Better components for the quantum internet? - Martin van Exter
After the first impressive steps towards the construction of a national quantum network, many challenges lay ahead. Van Exter's group is investigating ways to improve the building blocks of this quantum internet. The relatively new Van der Waals materials that the researchers are using offer unprecedented possibilities because they can be designed and fabricated layer by layer. And confining these ultrathin materials between two mirrors further enhances their beneficial properties. The combination of new materials with optical confinement offers the possibility of increasing the, hitherto modest, communication speed on the quantum internet by many factors of ten.
A quantum readout for a quantum sensor - Bas Hensen & Kaveh Lahabi
The most sensitive magnetic field detectors are nanometre sized loops of superconducting track on a chip. They find use in quantum computing, nanomedicine and even space exploration. In this study, we extend the capabilities of such detectors by integrating them with high frequency superconducting resonant circuits.
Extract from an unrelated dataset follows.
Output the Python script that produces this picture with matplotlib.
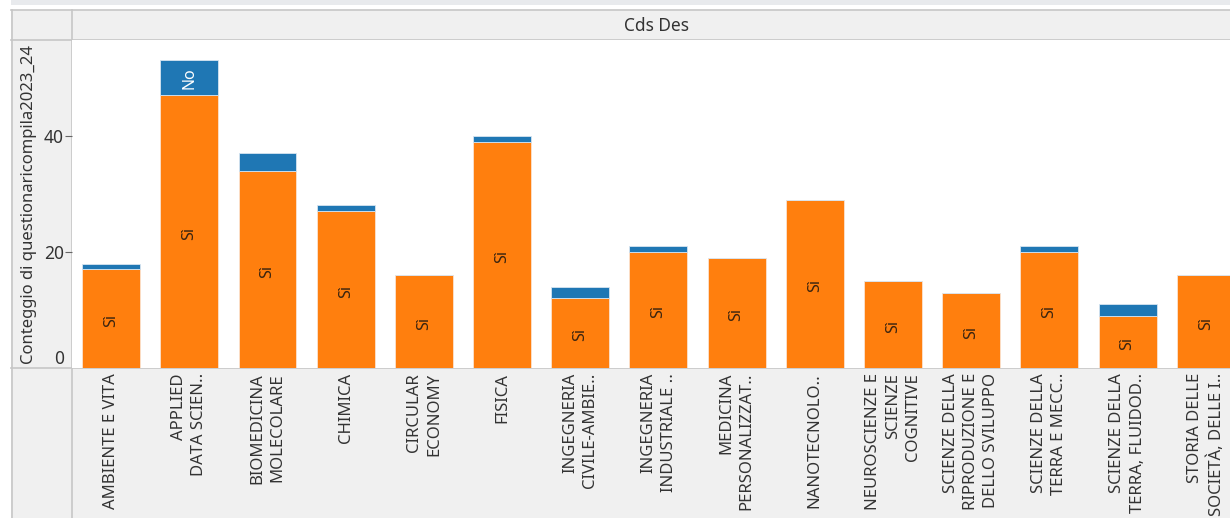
import matplotlib.pyplot as plt
from matplotlib.patches import Rectangle

# Data
categories = ['AMBIENTE E VITA', 'APPLIED\nDATA SCIEN..', 'BIOMEDICINA\nMOLECOLARE', 'CHIMICA',
              'CIRCULAR\nECONOMY', 'FISICA', 'INGEGNERIA\nCIVILE-AMBIE..', 'INGEGNERIA\nINDUSTRIALE ..',
              'MEDICINA\nPERSONALIZZAT..', 'NANOTECNOLO..', 'NEUROSCIENZE E\nSCIENZE\nCOGNITIVE',
              'SCIENZE DELLA\nRIPRODUZIONE E\nDELLO SVILUPPO', 'SCIENZE DELLA\nTERRA E MECC..',
              'SCIENZE DELLA\nTERRA, FLUIDOD..', 'STORIA DELLE\nSOCIETÀ, DELLE I..']
si = [17, 47, 34, 27, 16, 39, 12, 20, 19, 29, 15, 13, 20, 9, 16]
no = [1, 6, 3, 1, 0, 1, 2, 1, 0, 0, 0, 0, 1, 2, 0]

W, H = 1230, 518
fig = plt.figure(figsize=(W / 100, H / 100), dpi=100)
fig.patch.set_facecolor('white')
font = 'Noto Sans'
txt = '#333333'
band = '#f0f0f0'
edge = '#c6c6c6'

def px(x0, y0, x1, y1):
    return [x0 / W, 1 - y1 / H, (x1 - x0) / W, (y1 - y0) / H]

# background panels (header, left column, bottom labels)
bg = fig.add_axes([0, 0, 1, 1])
bg.set_xlim(0, W)
bg.set_ylim(H, 0)
bg.axis('off')
bg.add_patch(Rectangle((11, 0), W - 11, 5, color='#e8eaed', lw=0))
bg.add_patch(Rectangle((11, 10), W - 11, 30, color=band, lw=0))
bg.add_patch(Rectangle((11, 40), 61, H - 40, color=band, lw=0))
bg.add_patch(Rectangle((72, 368), W - 72, H - 368, color=band, lw=0))
bg.plot([11, W], [10, 10], color=edge, lw=1.2)
bg.plot([11, W], [40, 40], color=edge, lw=1.2)
bg.plot([11, W], [368, 368], color=edge, lw=1.2)
bg.plot([12, 12], [10, H], color=edge, lw=1.2)
bg.plot([72, 72], [10, H], color=edge, lw=1.2)
bg.text((72 + W) / 2 + 6, 26, 'Cds Des', ha='center', va='center', fontsize=12.5, color=txt, family=font)
bg.text(29, 204, 'Conteggio di questionaricompila2023_24', rotation=90, ha='center', va='center',
        fontsize=12, color=txt, family=font)

# main chart
ax = fig.add_axes(px(72, 40, W, 368))
x = list(range(len(categories)))
ax.bar(x, si, width=0.74, color='#ff7f0e', edgecolor='#fbe3cf', linewidth=0.6)
ax.bar(x, no, width=0.74, bottom=si, color='#1f77b4', edgecolor='#d6e4f0', linewidth=0.6)
ax.set_xlim(-0.5, 14.31)
ax.set_ylim(0, 56.5)
for s in ax.spines.values():
    s.set_visible(False)
ax.set_xticks([])
ax.set_yticks([0, 20, 40])
ax.tick_params(axis='y', length=5, color='#666666', labelsize=12.5, labelcolor=txt, pad=1)
for lab in ax.get_yticklabels():
    lab.set_family(font)
ax.get_yticklabels()[0].set_va('bottom')
ax.yaxis.get_major_ticks()[0].tick1line.set_visible(False)

for i in x:
    ax.text(i, si[i] / 2 - 0.3, 'Sì', rotation=90, ha='center', va='center', fontsize=11.5,
            color='#3a2410', family=font)
    if no[i] >= 4:
        ax.text(i, si[i] + no[i] / 2, 'No', rotation=90, ha='center', va='center', fontsize=11.5,
                color='white', family=font)

# category labels below
for i, c in enumerate(categories):
    xf = ax.transData.transform((i, 0))[0]
    fig.text(xf / W, 1 - 373 / H, c, rotation=90, ha='center', va='top', multialignment='right',
             fontsize=12, color=txt, family=font, linespacing=1.35)

plt.savefig('out.png', dpi=100)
This allows the detectors to be read out better and faster, but also allows coherent coupling of the resonant circuit to other systems that produce a magnetic field, such as the motion of a small magnetic particle. In turn, this allows control over mechanical motion down to the quantum regime.
Boosting the Search for New Quantum Algorithms with AI - Alfons Laarman & Vedran Dunjko
Compared to classical algorithms, which have enjoyed decades of development, many quantum algorithms are still in their infancy. The key technologies contained in classical algorithms often offer exponential advantages. This project will add these key technologies to quantum algorithms so that they enjoy the same advantage on top of the quantum acceleration. The resulting new line of quantum algorithms is therefore more able to compete with their classical counterparts. This closes an important gap on the road to a ‘quantum advantage’, a first experiment showing that quantum algorithms can be faster than classical algorithms for a useful task.
Quantum technology is a key technology that can provide answers to many unsolved societal challenges. The growth fund Quantum Delta NL, together with NWO, therefore organises a thematic call for scientific quantum research. Proposals in the field of quantum sensing, quantum computing and quantum internet can be submitted. In this second round of this programme, almost 10 million euro was awarded to 19 projects. A special feature is that newly-promoted researchers could apply for a personal research budget. In this way, the growth fund hopes to encourage young talent in quantum technology.